WORK INSTRUCTIONS :: Exclude images, then output the remaining data verbatim.

GIVEN MATERIAL ::
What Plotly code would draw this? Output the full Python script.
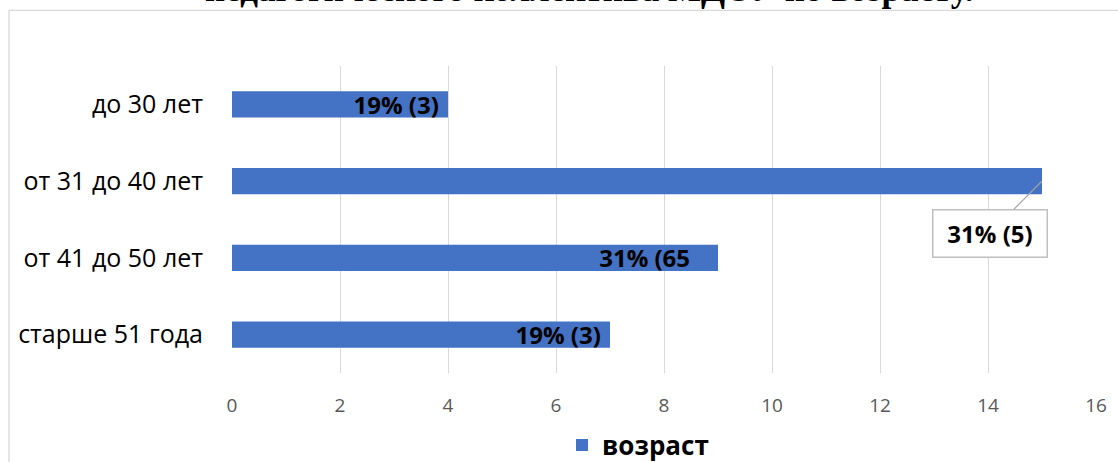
import plotly.graph_objects as go

categories = ["до 30 лет", "от 31 до 40 лет", "от 41 до 50 лет", "старше 51 года"]
values = [4, 15, 9, 7]
labels = ["19% (3)", "31% (5)", "31% (65", "19% (3)"]
series_name = "возраст"
title_text = "педагогического коллектива МДОУ по возрасту."
tick_vals = [0, 2, 4, 6, 8, 10, 12, 14, 16]

FONT = "Open Sans"
BLUE = "#4472c4"

W, H = 1118, 462
L = 232
X16 = 1096
R = W - X16
T = 65.6
B = H - 372.9
PW = W - L - R
PH = H - T - B


def px_x(p):
    return (p - L) / PW


def px_y(p):
    return (H - B - p) / PH


outside_idx = 1
label_pad = [1, 0, 4, 1]
textpos = ["none" if i == outside_idx else "inside" for i in range(len(values))]
shown = [lab + "\u00a0" * n for lab, n in zip(labels, label_pad)]

fig = go.Figure()
fig.add_trace(go.Bar(
    y=categories, x=values, orientation="h", name=series_name,
    marker=dict(color=BLUE, line=dict(width=0)),
    width=0.34,
    text=shown, textposition=textpos, insidetextanchor="end",
    textfont=dict(family=FONT, size=24, color="black", weight="bold"),
    cliponaxis=False,
))

fig.add_annotation(
    x=values[outside_idx], y=categories[outside_idx], xref="x", yref="y",
    text="<b>" + labels[outside_idx] + "</b>",
    showarrow=True, arrowhead=0, arrowwidth=1.3, arrowcolor="#a6a6a6",
    ax=-52, ay=52,
    width=101, height=34,
    font=dict(family=FONT, size=24, color="black"),
    bgcolor="white", bordercolor="#bfbfbf", borderwidth=1.5, borderpad=6,
)

fig.add_annotation(
    x=px_x(589), y=px_y(-11), xref="paper", yref="paper",
    text="<b>" + title_text + "</b>", showarrow=False,
    xanchor="center", yanchor="middle",
    font=dict(family="Liberation Serif", size=35, color="black"),
)

fig.add_shape(type="rect", xref="paper", yref="paper",
              x0=px_x(9), x1=px_x(1140), y0=px_y(480), y1=px_y(10),
              line=dict(color="#d9d9d9", width=1.3), fillcolor="rgba(0,0,0,0)", layer="below")

fig.update_layout(
    width=W, height=H,
    margin=dict(l=L, r=R, t=T, b=B, pad=0, autoexpand=False),
    paper_bgcolor="white", plot_bgcolor="white",
    font=dict(family=FONT),
    showlegend=True,
    legend=dict(orientation="h", xref="container", yref="container",
                x=638 / W, y=1 - 445 / H, xanchor="center", yanchor="middle",
                font=dict(family=FONT, size=26, color="black", weight="bold"),
                itemwidth=30),
    uniformtext=dict(minsize=24, mode="show"),
    bargap=0.66,
)
fig.update_xaxes(range=[0, 16], tickvals=tick_vals, showgrid=True, gridcolor="#d9d9d9", gridwidth=1.3,
                 zeroline=False, showline=False, ticks="", automargin=False,
                 tickfont=dict(family=FONT, size=19, color="#595959"), ticklabelstandoff=19)
fig.update_yaxes(categoryorder="array", categoryarray=categories, autorange="reversed",
                 showgrid=False, showline=False, ticks="", automargin=False,
                 tickfont=dict(family=FONT, size=25, color="black"), ticklabelstandoff=28)

fig.write_html("out.html", config={"displayModeBar": False},
               post_script="document.body.style.margin='0';document.body.style.overflow='hidden';")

EXERCISE SOLUTION ::
What Plotly code would draw this? Output the full Python script.
import plotly.graph_objects as go

categories = ["до 30 лет", "от 31 до 40 лет", "от 41 до 50 лет", "старше 51 года"]
values = [4, 15, 9, 7]
labels = ["19% (3)", "31% (5)", "31% (65", "19% (3)"]
series_name = "возраст"
title_text = "педагогического коллектива МДОУ по возрасту."
tick_vals = [0, 2, 4, 6, 8, 10, 12, 14, 16]

FONT = "Open Sans"
BLUE = "#4472c4"

W, H = 1118, 462
L = 232
X16 = 1096
R = W - X16
T = 65.6
B = H - 372.9
PW = W - L - R
PH = H - T - B


def px_x(p):
    return (p - L) / PW


def px_y(p):
    return (H - B - p) / PH


outside_idx = 1
label_pad = [1, 0, 4, 1]
textpos = ["none" if i == outside_idx else "inside" for i in range(len(values))]
shown = [lab + "\u00a0" * n for lab, n in zip(labels, label_pad)]

fig = go.Figure()
fig.add_trace(go.Bar(
    y=categories, x=values, orientation="h", name=series_name,
    marker=dict(color=BLUE, line=dict(width=0)),
    width=0.34,
    text=shown, textposition=textpos, insidetextanchor="end",
    textfont=dict(family=FONT, size=24, color="black", weight="bold"),
    cliponaxis=False,
))

fig.add_annotation(
    x=values[outside_idx], y=categories[outside_idx], xref="x", yref="y",
    text="<b>" + labels[outside_idx] + "</b>",
    showarrow=True, arrowhead=0, arrowwidth=1.3, arrowcolor="#a6a6a6",
    ax=-52, ay=52,
    width=101, height=34,
    font=dict(family=FONT, size=24, color="black"),
    bgcolor="white", bordercolor="#bfbfbf", borderwidth=1.5, borderpad=6,
)

fig.add_annotation(
    x=px_x(589), y=px_y(-11), xref="paper", yref="paper",
    text="<b>" + title_text + "</b>", showarrow=False,
    xanchor="center", yanchor="middle",
    font=dict(family="Liberation Serif", size=35, color="black"),
)

fig.add_shape(type="rect", xref="paper", yref="paper",
              x0=px_x(9), x1=px_x(1140), y0=px_y(480), y1=px_y(10),
              line=dict(color="#d9d9d9", width=1.3), fillcolor="rgba(0,0,0,0)", layer="below")

fig.update_layout(
    width=W, height=H,
    margin=dict(l=L, r=R, t=T, b=B, pad=0, autoexpand=False),
    paper_bgcolor="white", plot_bgcolor="white",
    font=dict(family=FONT),
    showlegend=True,
    legend=dict(orientation="h", xref="container", yref="container",
                x=638 / W, y=1 - 445 / H, xanchor="center", yanchor="middle",
                font=dict(family=FONT, size=26, color="black", weight="bold"),
                itemwidth=30),
    uniformtext=dict(minsize=24, mode="show"),
    bargap=0.66,
)
fig.update_xaxes(range=[0, 16], tickvals=tick_vals, showgrid=True, gridcolor="#d9d9d9", gridwidth=1.3,
                 zeroline=False, showline=False, ticks="", automargin=False,
                 tickfont=dict(family=FONT, size=19, color="#595959"), ticklabelstandoff=19)
fig.update_yaxes(categoryorder="array", categoryarray=categories, autorange="reversed",
                 showgrid=False, showline=False, ticks="", automargin=False,
                 tickfont=dict(family=FONT, size=25, color="black"), ticklabelstandoff=28)

fig.write_html("out.html", config={"displayModeBar": False},
               post_script="document.body.style.margin='0';document.body.style.overflow='hidden';")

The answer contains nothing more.